What words do you or people you know substitute for obscenities and blasphemies?

Quatorze?

:dubious: Someone’s been having a lend of you, mate. Unless you’re talking England in 1800 or so. You certainly would have given Jane Austen a fainting fit.

Frick and Freak are my f-words of choice, but Frack is climbing the charts, since it refers to an unpleasant thing that I frequently wish to be rude about (quite apart from any geeky Trek references

As a Watergate-era kid the first “swear word” I really remember learning was “expletive deleted”. Still use it.

Nowadays I find that a quiet, distinctly articulated “How provoking” or “Oh, for heavens’ sake” in response to severe pain or frustration actually scares people more than a bellowed “FUUUUUUUUUCK” or “GODDAMMIT!!!”.

Muffinfudger. Son of a bachelor. Corksoaker.

I use The Good Place non-swears sometimes, now, too.

Also, how could I have forgotten that I’ll also use the immortal not-really-swear words of Roman Maroni in Johnny Dangerously:

“Bastidges! Farging iceholes!”

I accept no substitutes.

Muscovy duck

Littleman offers “darn”. I went to a super-religious (Protestant-type) preparatory school. Aged 11, and “thinking no harm”, I described something to the matron there, who supervised our welfare, as “a darn shame”. She was as horrified as if I had let loose a copious stream of the vilest effing-and-blinding; and rebuked me accordingly.

I’m not so sure – I get the impression that Jane was a tough cookie in her way. She had a couple of brothers who were naval officers; who would, for certain, have been well-acquainted with a wide range of colourful language, via their crews. I wouldn’t be totally surprised to find that Ms. A. had, from that source, a grand foul-language vocabulary – which she quite possibly used when the occasion was appropriate.
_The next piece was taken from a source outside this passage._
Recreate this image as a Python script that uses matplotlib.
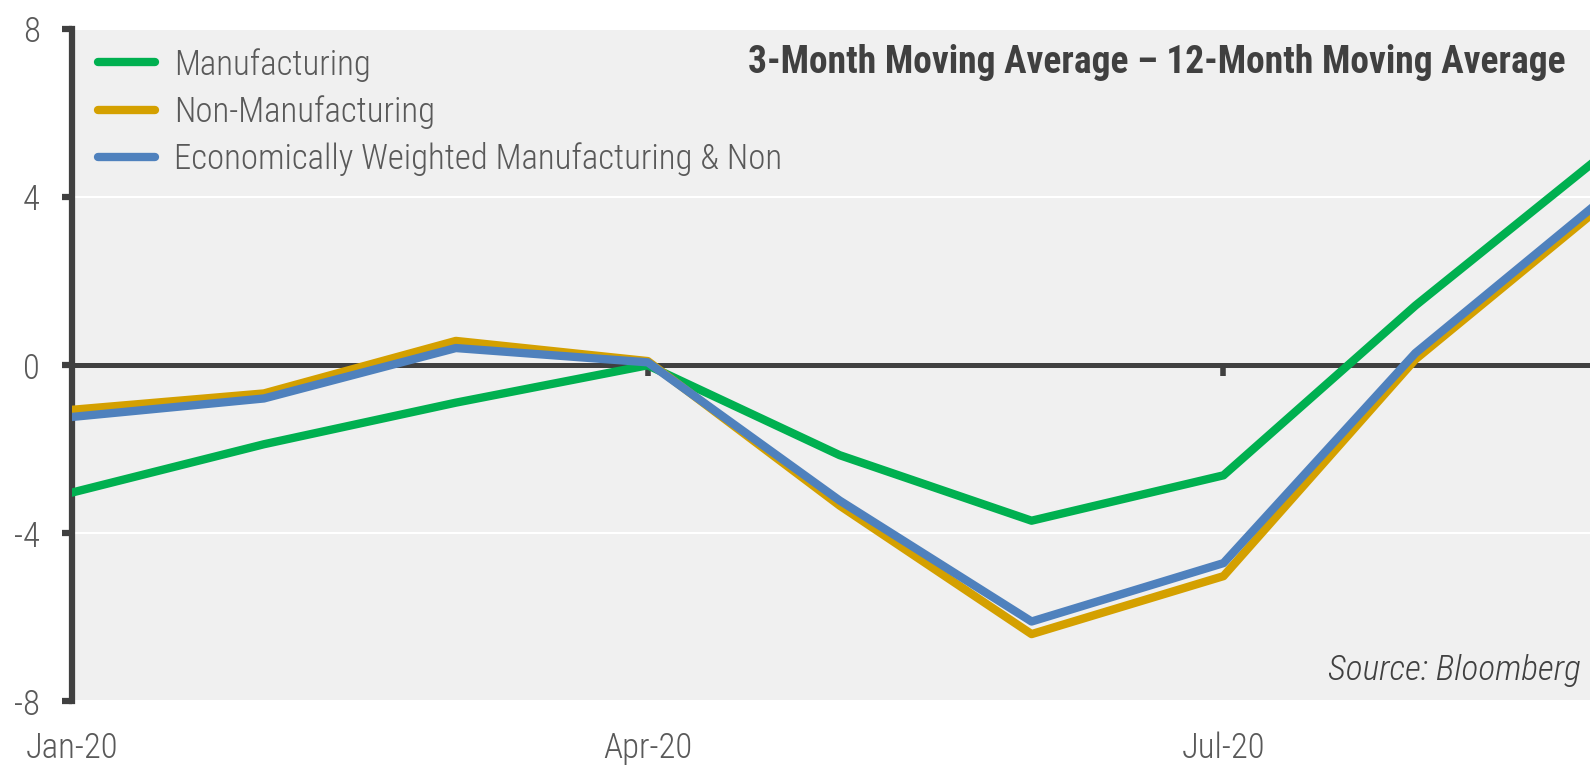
import numpy as np
import matplotlib
matplotlib.use("Agg")
import matplotlib.pyplot as plt

plt.rcParams['font.family'] = ['Roboto Condensed', 'Liberation Sans Narrow', 'DejaVu Sans']
plt.rcParams['font.stretch'] = 'condensed'

months = ['Jan-20', 'Feb-20', 'Mar-20', 'Apr-20', 'May-20', 'Jun-20', 'Jul-20', 'Aug-20', 'Sep-20']
manufacturing = [-3.03, -1.88, -0.89, 0.0, -2.14, -3.70, -2.62, 1.42, 5.10]
non_manufacturing = [-1.06, -0.67, 0.58, 0.10, -3.34, -6.40, -5.02, 0.14, 3.90]
weighted = [-1.23, -0.79, 0.41, 0.07, -3.22, -6.10, -4.71, 0.29, 4.05]

tick_months = ['Jan-20', 'Apr-20', 'Jul-20']
y_ticks = [-8, -4, 0, 4, 8]

DARK = '#404040'
TEXT = '#595959'

x = np.arange(len(months))

fig = plt.figure(figsize=(15.9, 7.69), dpi=100)
ax = fig.add_axes([0.0453, 0.088, 0.9547, 0.874])
ax.set_facecolor('#f0f0f0')

ax.axhline(0, color=DARK, lw=3.6, zorder=2)
ax.plot(x, manufacturing, color='#00b050', lw=6, label='Manufacturing', zorder=3)
ax.plot(x, non_manufacturing, color='#d4a000', lw=6, label='Non-Manufacturing', zorder=4)
ax.plot(x, weighted, color='#4f81bd', lw=6, label='Economically Weighted Manufacturing & Non', zorder=5)

ax.set_xlim(0, 7.91)
ax.set_ylim(-8, 8)
ax.set_yticks(y_ticks)
ax.set_yticklabels([str(v) for v in y_ticks], fontweight='light')
ax.set_xticks([months.index(m) for m in tick_months])
ax.set_xticklabels(tick_months, fontweight='light')

ax.yaxis.grid(True, color='white', lw=1.5)
ax.set_axisbelow(True)

for s in ['top', 'right', 'bottom']:
    ax.spines[s].set_visible(False)
ax.spines['left'].set_color(DARK)
ax.spines['left'].set_linewidth(4.5)

ax.tick_params(axis='y', colors=DARK, length=7, width=4.5, labelcolor=TEXT, labelsize=25, pad=16)
ax.tick_params(axis='x', length=0, labelcolor=TEXT, labelsize=25, pad=22)

# quarter ticks on the zero line
sec = ax.secondary_xaxis(0.5)
sec.set_xticks([months.index(m) for m in tick_months])
sec.set_xticklabels([])
sec.spines['bottom'].set_visible(False)
sec.spines['top'].set_visible(False)
sec.tick_params(axis='x', direction='in', length=8, width=4, colors=DARK)

leg = ax.legend(loc='upper left', frameon=False, prop={'size': 25, 'weight': 'light'},
                handlelength=1.65, handletextpad=0.55, labelspacing=0.39,
                borderaxespad=0.0, bbox_to_anchor=(0.008, 0.993))
for line in leg.get_lines():
    line.set_solid_capstyle('round')
    line.set_linewidth(6)
for t in leg.get_texts():
    t.set_color(TEXT)

ax.text(0.984, 0.95, '3-Month Moving Average \u2013 12-Month Moving Average', transform=ax.transAxes,
        ha='right', va='center', fontsize=27, fontweight='bold', color=DARK)
ax.text(0.994, 0.046, 'Source: Bloomberg', transform=ax.transAxes, ha='right', va='center',
        fontsize=25.5, style='italic', fontweight='light', color=DARK)

fig.savefig('out.png', dpi=100)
Do “bad words” in – relatively obscure – foreign languages count as “substitutes”? I’m rather fond of, and sometimes use, the Finnish word for “devils”; which English word would seem fairly mild – but apparently, in Finnish the word is a serious “swear”. The word is “perkele” (you can roll the “r” as extravagantly and lengthily as you like).

There’s a guy at work who always says “dad blast” instead of taking his lords name in vain, “effen” instead of the F word, and
“snap” instead of the word for excrement.

He does this a lot. It’s irritating and the rest of us wish he’d knock that god damn fucking shit off!:mad:

Bingdoogit!

Fiddlesticks, bugger, freak or freakin’, and occasionally flip are all cursing substitutes for me. One of my wife’s is See You Next Tuesday - say the first two words out loud and you can see where it goes.

When circumstances lead to the need to use an expletive, but surroundings and company proscribe the use of the profane, my go to phrase is “exploding rainbow unicorn poop and glitter farts” gets the point across, and usually a chuckle as well which helps with whatever the stress is.

Jeez Louise!

Razzenfratz!

Crap on a cracker!

I’ve got a 10-month old granddaughter, so it’s time I work on baby-friendly cusses, I guess.

“F” words: Phooey, fiddlesticks, fudgsicle.
“G” words: Good gravy, goodness sake
Most frequent - expletive
Really annoyed polysyllabic words: “I wish that hadn’t happened” - the tone of voice makes it very clear what emotion I am expressing…

I’ve actually find myself now borrowing a lot from “Johnny Dangerously” ------ cork-soakers, ice-holes, and bastiges. Done with the appropriate bad accent of course.

Smucking.

Just kidding, no one would actually say something that lame.
I did pick up use of the word “Jebus” from Homer Simpson.

Bucket and utterly.

Yeah, Maroni from Johnny Dangerously is always good for not-quite-dirty words.

I also use:

“Freakin’”
“Rassenfrassin’” (Yosemite Sam, more or less)
“Goldurn it” or “Dadgum it” (said with appropriate hillbilly accent)

I was showing my daughter some pictures of baby bunnies I found in my yard this weekend, and she said that she hoped my dogs wouldn’t get them. I reassured her that El-ahrairah was watching over them, and she responded, “Hraka.” :smiley:

The ones that I can think of that are real euphemisms that I use regularly (in semi-polite company) are:

Holy Moly
Jeez Louise
Goldarn
Dadgum
Dadburn
sumbit (more of an elision than a euphemism)
freakin’
God bless America

More jokingly:

Criminy
Cor Blimey
Bloody 'ell

My SO’s parents are British and still view the use of Bloody as somewhat offensive. Mom will mildly rebuke Dad for saying it in public. They are in their 70s and 80s and have been in Texas for going on fifty years, so their use of British English may be somewhat ossified. But it appears that, in some circles, bloody was considered an expletive into at least the late 20th century.